Big problems had started for Serco in 2013 when, alongside rival G4S, it was found to have falsely billed the British government for tagging criminals, some of whom were never given the tag that would allow them to be tracked outside of jail, some were in prison and others were dead.
Both companies were banned temporarily from bidding for new government work, received multi-million pound fines and remain the focus of an investigation by Britain's Serious Fraud Office.
The scandal fuelled public suspicion about successive British governments' enthusiasm for outsourcing, already intense after G4S failed to provide enough security guards for the London 2012 Olympics.
In 2013, Serco waived profits on a UK prisoner escort contract after staff were found to have recorded prisoners as having been delivered ready for court when they were not.
It has since taken a loss on the work after realising it needed a raft of extras, from 100 more staff, to IT improvements and a consultancy team to help meet its targets.
Despite such costly lessons, Soames sees Serco's future almost exclusively in outsourced public services in areas such as justice, healthcare and defence, as governments continue to turn to the private sector as a way of achieving budget savings.
Soames says such markets are set to grow at 5-7 percent, but analysts think reputational damage and restructuring upheaval means it will be years before Serco can push its margins from 2-3 percent to the 5-6 percent enjoyed by some peers.
The fact that Soames' reviews will not complete until March also means further bad news cannot be ruled out.
Part of Serco's recovery will be learning to say 'no' to contracts. Soames said deals would no longer be signed unless they could be shown to be profitable.
"To me the critical thing is ... how much risk are we taking for the return that we're getting?," he said.
"That is not to say that we will never make mistakes, but we have been badly bitten, and we will be thrice shy."
(Editing by Robin Pomeroy)
By Neil Maidment
LONDON (Reuters) - From broken Australian Navy boats, to hotel bills for UK asylum seekers, the costs have piled up for Serco, a pioneer of an outsourcing boom that promised lucrative returns but has proved a far riskier business than many thought.
The persistent payouts, combined with scandals over government contracts in Britain, have battered profits and exposed flaws in the way Serco won and operated business, resulting in the most disastrous spell in its 85 years.
Serco's 1.5 billion pounds of write downs and subsequent share price dive that wiped a third off its value on Monday may serve as a cautionary tale to investors once wowed by the promise of a golden age of outsourcing.
"I think that at great expense to the shareholders we have learnt some big lessons," Serco Chief Executive Rupert Soames told analysts this week.

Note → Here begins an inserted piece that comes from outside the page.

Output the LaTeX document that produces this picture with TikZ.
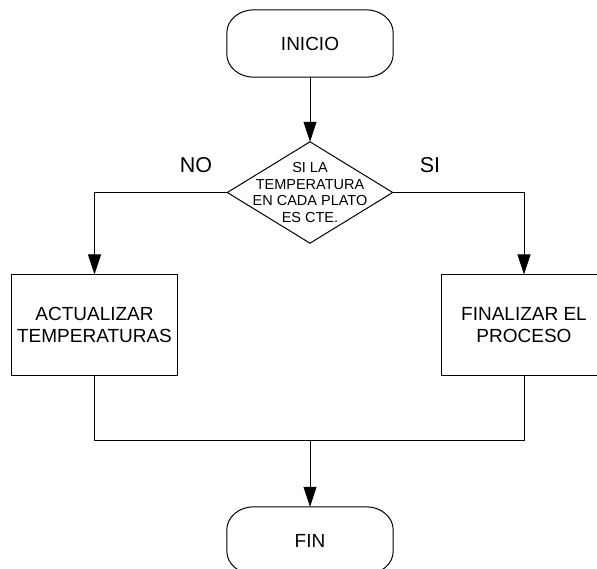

Since joining in May, Soames, grandson of British wartime Prime Minister Winston Churchill, has blamed Serco's problems on two things: an acquisition-led move into private sector back office work like accounting, and a desire to win as much government work as possible, regardless of risk or poor returns.
He asked consultants McKinsey to build a strategy for a group sprawled across 30 countries with over 100,000 staff and, after slow progress on its own review, hired forty EY accountants in September to comb its finances and 700 contracts.
EY said Serco needed a provision of 450 million pounds to cover expected losses on the life of a handful of contracts. The colossal sum was announced on Monday as part of the 1.5 billion pound writedown, along with a fourth profit warning of 2014, a suspended dividend and a 550 million pound cash call.
The market's response was Serco's steepest ever one-day share fall, as investors digested news that profits would slump at least until 2016 due to the problems, as well as falling margins and less work.
INTENSIVE CARE
In one problem contract, a 175 million pound, five-year deal to provide asylum seeker accommodation in Britain, Serco loses money on each person it processes, after its bid team, largely disbanded since, failed to take into account rising housing costs, increasing asylum numbers and the pace of deportations.
In Australia, a contract to maintain Royal Navy patrol boats hit the rocks nine months ago when, after higher than expected usage and poor maintenance by Serco, hulls began to crack.
A new engineering team needed be hired and their assessment showed the boats need "intensive care" until the contract ends in 2022, costing Serco 150 million pounds.
Big problems had started for Serco in 2013 when, alongside rival G4S, it was found to have falsely billed the British government for tagging criminals, some of whom were never given the tag that would allow them to be tracked outside of jail, some were in prison and others were dead.
Both companies were banned temporarily from bidding for new government work, received multi-million pound fines and remain the focus of an investigation by Britain's Serious Fraud Office.
The scandal fuelled public suspicion about successive British governments' enthusiasm for outsourcing, already intense after G4S failed to provide enough security guards for the London 2012 Olympics.
In 2013, Serco waived profits on a UK prisoner escort contract after staff were found to have recorded prisoners as having been delivered ready for court when they were not.
It has since taken a loss on the work after realising it needed a raft of extras, from 100 more staff, to IT improvements and a consultancy team to help meet its targets.
Despite such costly lessons, Soames sees Serco's future almost exclusively in outsourced public services in areas such as justice, healthcare and defence, as governments continue to turn to the private sector as a way of achieving budget savings.
Soames says such markets are set to grow at 5-7 percent, but analysts think reputational damage and restructuring upheaval means it will be years before Serco can push its margins from 2-3 percent to the 5-6 percent enjoyed by some peers.
The fact that Soames' reviews will not complete until March also means further bad news cannot be ruled out.
Part of Serco's recovery will be learning to say 'no' to contracts. Soames said deals would no longer be signed unless they could be shown to be profitable.
"To me the critical thing is ... how much risk are we taking for the return that we're getting?," he said.
"That is not to say that we will never make mistakes, but we have been badly bitten, and we will be thrice shy."